Write out the material exactly, without any of its pictures.

◆ **INFORMATION SUPPLIED**:
::::::::

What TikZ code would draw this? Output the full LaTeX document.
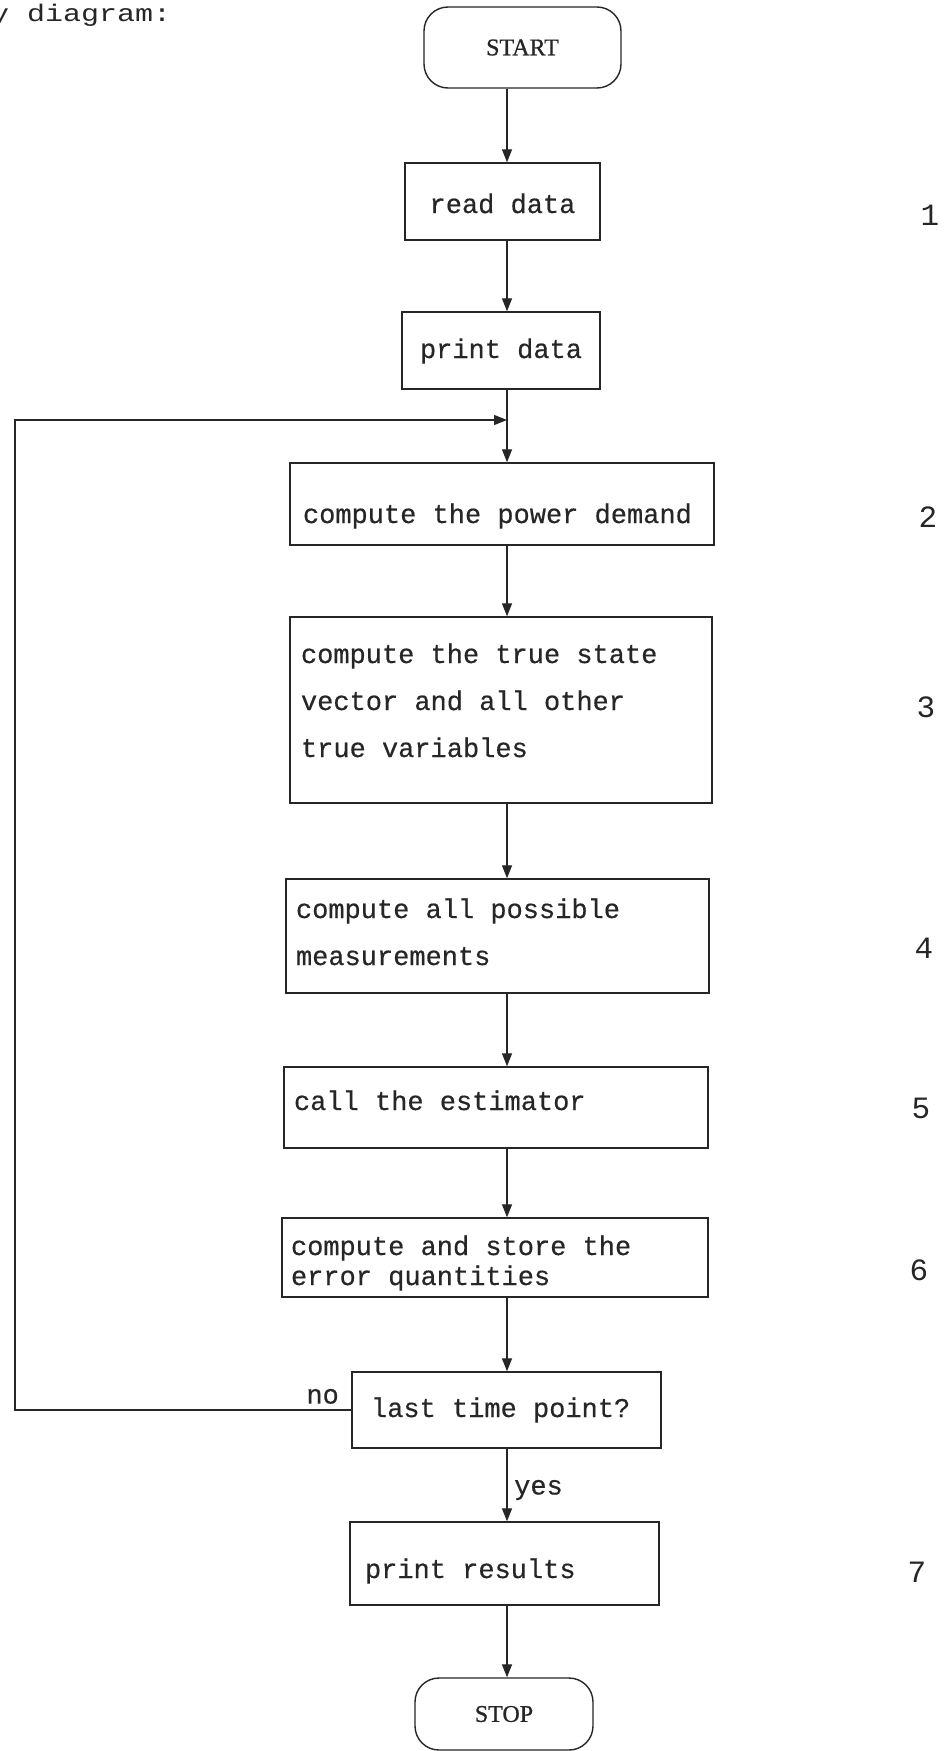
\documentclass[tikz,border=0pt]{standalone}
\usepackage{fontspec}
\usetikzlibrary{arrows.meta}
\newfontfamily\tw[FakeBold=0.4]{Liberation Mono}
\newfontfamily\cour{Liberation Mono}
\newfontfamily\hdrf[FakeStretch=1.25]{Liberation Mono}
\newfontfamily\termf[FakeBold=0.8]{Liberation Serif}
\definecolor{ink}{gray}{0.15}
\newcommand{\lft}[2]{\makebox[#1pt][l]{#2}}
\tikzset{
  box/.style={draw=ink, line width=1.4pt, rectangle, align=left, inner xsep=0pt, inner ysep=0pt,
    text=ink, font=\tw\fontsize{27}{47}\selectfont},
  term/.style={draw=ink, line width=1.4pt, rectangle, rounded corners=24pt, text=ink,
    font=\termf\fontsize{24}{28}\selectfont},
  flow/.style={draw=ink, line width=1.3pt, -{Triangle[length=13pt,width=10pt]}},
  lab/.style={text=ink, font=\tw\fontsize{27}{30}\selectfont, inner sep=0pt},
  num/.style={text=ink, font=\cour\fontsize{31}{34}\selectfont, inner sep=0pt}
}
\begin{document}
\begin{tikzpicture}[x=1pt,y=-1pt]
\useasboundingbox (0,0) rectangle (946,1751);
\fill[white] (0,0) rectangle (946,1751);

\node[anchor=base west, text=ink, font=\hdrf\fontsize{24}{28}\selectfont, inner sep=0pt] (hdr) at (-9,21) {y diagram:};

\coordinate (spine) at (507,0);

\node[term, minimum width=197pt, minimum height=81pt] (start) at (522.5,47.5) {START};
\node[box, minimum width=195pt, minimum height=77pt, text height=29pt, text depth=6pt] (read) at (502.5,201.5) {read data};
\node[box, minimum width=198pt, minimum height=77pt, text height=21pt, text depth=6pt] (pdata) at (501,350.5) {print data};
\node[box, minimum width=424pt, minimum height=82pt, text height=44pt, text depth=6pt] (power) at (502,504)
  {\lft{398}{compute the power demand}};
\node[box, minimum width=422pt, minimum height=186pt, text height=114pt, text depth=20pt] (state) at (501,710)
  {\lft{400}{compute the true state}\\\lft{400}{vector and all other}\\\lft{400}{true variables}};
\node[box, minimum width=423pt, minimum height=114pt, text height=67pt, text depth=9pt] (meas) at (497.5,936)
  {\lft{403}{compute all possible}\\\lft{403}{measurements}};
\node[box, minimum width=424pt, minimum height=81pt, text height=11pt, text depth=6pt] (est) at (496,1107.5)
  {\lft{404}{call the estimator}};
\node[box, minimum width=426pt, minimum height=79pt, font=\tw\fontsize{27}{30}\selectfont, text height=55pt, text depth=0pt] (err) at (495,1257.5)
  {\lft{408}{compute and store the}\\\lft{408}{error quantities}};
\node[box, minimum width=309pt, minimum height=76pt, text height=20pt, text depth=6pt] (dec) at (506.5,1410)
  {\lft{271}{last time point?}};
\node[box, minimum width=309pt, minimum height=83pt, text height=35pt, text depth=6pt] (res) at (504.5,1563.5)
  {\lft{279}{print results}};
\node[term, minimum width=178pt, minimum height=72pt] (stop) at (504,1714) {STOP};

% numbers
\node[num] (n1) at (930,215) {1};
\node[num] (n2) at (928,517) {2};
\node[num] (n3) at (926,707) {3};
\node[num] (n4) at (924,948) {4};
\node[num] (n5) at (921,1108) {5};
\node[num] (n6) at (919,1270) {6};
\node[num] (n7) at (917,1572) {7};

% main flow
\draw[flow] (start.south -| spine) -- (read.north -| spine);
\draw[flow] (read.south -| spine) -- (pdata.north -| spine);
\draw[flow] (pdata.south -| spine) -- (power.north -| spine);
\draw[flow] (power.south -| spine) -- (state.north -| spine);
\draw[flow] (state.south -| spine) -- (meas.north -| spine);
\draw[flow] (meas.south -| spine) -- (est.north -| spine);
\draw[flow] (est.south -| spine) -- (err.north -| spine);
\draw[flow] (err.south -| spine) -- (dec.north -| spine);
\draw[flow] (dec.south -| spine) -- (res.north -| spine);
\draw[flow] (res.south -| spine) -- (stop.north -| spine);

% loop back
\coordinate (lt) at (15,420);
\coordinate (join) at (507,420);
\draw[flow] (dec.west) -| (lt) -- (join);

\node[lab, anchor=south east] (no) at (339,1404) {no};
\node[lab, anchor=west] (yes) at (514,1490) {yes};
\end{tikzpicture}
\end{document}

::::::::

◆ **EXERCISE RESPONSE**:
What TikZ code would draw this? Output the full LaTeX document.
\documentclass[tikz,border=0pt]{standalone}
\usepackage{fontspec}
\usetikzlibrary{arrows.meta}
\newfontfamily\tw[FakeBold=0.4]{Liberation Mono}
\newfontfamily\cour{Liberation Mono}
\newfontfamily\hdrf[FakeStretch=1.25]{Liberation Mono}
\newfontfamily\termf[FakeBold=0.8]{Liberation Serif}
\definecolor{ink}{gray}{0.15}
\newcommand{\lft}[2]{\makebox[#1pt][l]{#2}}
\tikzset{
  box/.style={draw=ink, line width=1.4pt, rectangle, align=left, inner xsep=0pt, inner ysep=0pt,
    text=ink, font=\tw\fontsize{27}{47}\selectfont},
  term/.style={draw=ink, line width=1.4pt, rectangle, rounded corners=24pt, text=ink,
    font=\termf\fontsize{24}{28}\selectfont},
  flow/.style={draw=ink, line width=1.3pt, -{Triangle[length=13pt,width=10pt]}},
  lab/.style={text=ink, font=\tw\fontsize{27}{30}\selectfont, inner sep=0pt},
  num/.style={text=ink, font=\cour\fontsize{31}{34}\selectfont, inner sep=0pt}
}
\begin{document}
\begin{tikzpicture}[x=1pt,y=-1pt]
\useasboundingbox (0,0) rectangle (946,1751);
\fill[white] (0,0) rectangle (946,1751);

\node[anchor=base west, text=ink, font=\hdrf\fontsize{24}{28}\selectfont, inner sep=0pt] (hdr) at (-9,21) {y diagram:};

\coordinate (spine) at (507,0);

\node[term, minimum width=197pt, minimum height=81pt] (start) at (522.5,47.5) {START};
\node[box, minimum width=195pt, minimum height=77pt, text height=29pt, text depth=6pt] (read) at (502.5,201.5) {read data};
\node[box, minimum width=198pt, minimum height=77pt, text height=21pt, text depth=6pt] (pdata) at (501,350.5) {print data};
\node[box, minimum width=424pt, minimum height=82pt, text height=44pt, text depth=6pt] (power) at (502,504)
  {\lft{398}{compute the power demand}};
\node[box, minimum width=422pt, minimum height=186pt, text height=114pt, text depth=20pt] (state) at (501,710)
  {\lft{400}{compute the true state}\\\lft{400}{vector and all other}\\\lft{400}{true variables}};
\node[box, minimum width=423pt, minimum height=114pt, text height=67pt, text depth=9pt] (meas) at (497.5,936)
  {\lft{403}{compute all possible}\\\lft{403}{measurements}};
\node[box, minimum width=424pt, minimum height=81pt, text height=11pt, text depth=6pt] (est) at (496,1107.5)
  {\lft{404}{call the estimator}};
\node[box, minimum width=426pt, minimum height=79pt, font=\tw\fontsize{27}{30}\selectfont, text height=55pt, text depth=0pt] (err) at (495,1257.5)
  {\lft{408}{compute and store the}\\\lft{408}{error quantities}};
\node[box, minimum width=309pt, minimum height=76pt, text height=20pt, text depth=6pt] (dec) at (506.5,1410)
  {\lft{271}{last time point?}};
\node[box, minimum width=309pt, minimum height=83pt, text height=35pt, text depth=6pt] (res) at (504.5,1563.5)
  {\lft{279}{print results}};
\node[term, minimum width=178pt, minimum height=72pt] (stop) at (504,1714) {STOP};

% numbers
\node[num] (n1) at (930,215) {1};
\node[num] (n2) at (928,517) {2};
\node[num] (n3) at (926,707) {3};
\node[num] (n4) at (924,948) {4};
\node[num] (n5) at (921,1108) {5};
\node[num] (n6) at (919,1270) {6};
\node[num] (n7) at (917,1572) {7};

% main flow
\draw[flow] (start.south -| spine) -- (read.north -| spine);
\draw[flow] (read.south -| spine) -- (pdata.north -| spine);
\draw[flow] (pdata.south -| spine) -- (power.north -| spine);
\draw[flow] (power.south -| spine) -- (state.north -| spine);
\draw[flow] (state.south -| spine) -- (meas.north -| spine);
\draw[flow] (meas.south -| spine) -- (est.north -| spine);
\draw[flow] (est.south -| spine) -- (err.north -| spine);
\draw[flow] (err.south -| spine) -- (dec.north -| spine);
\draw[flow] (dec.south -| spine) -- (res.north -| spine);
\draw[flow] (res.south -| spine) -- (stop.north -| spine);

% loop back
\coordinate (lt) at (15,420);
\coordinate (join) at (507,420);
\draw[flow] (dec.west) -| (lt) -- (join);

\node[lab, anchor=south east] (no) at (339,1404) {no};
\node[lab, anchor=west] (yes) at (514,1490) {yes};
\end{tikzpicture}
\end{document}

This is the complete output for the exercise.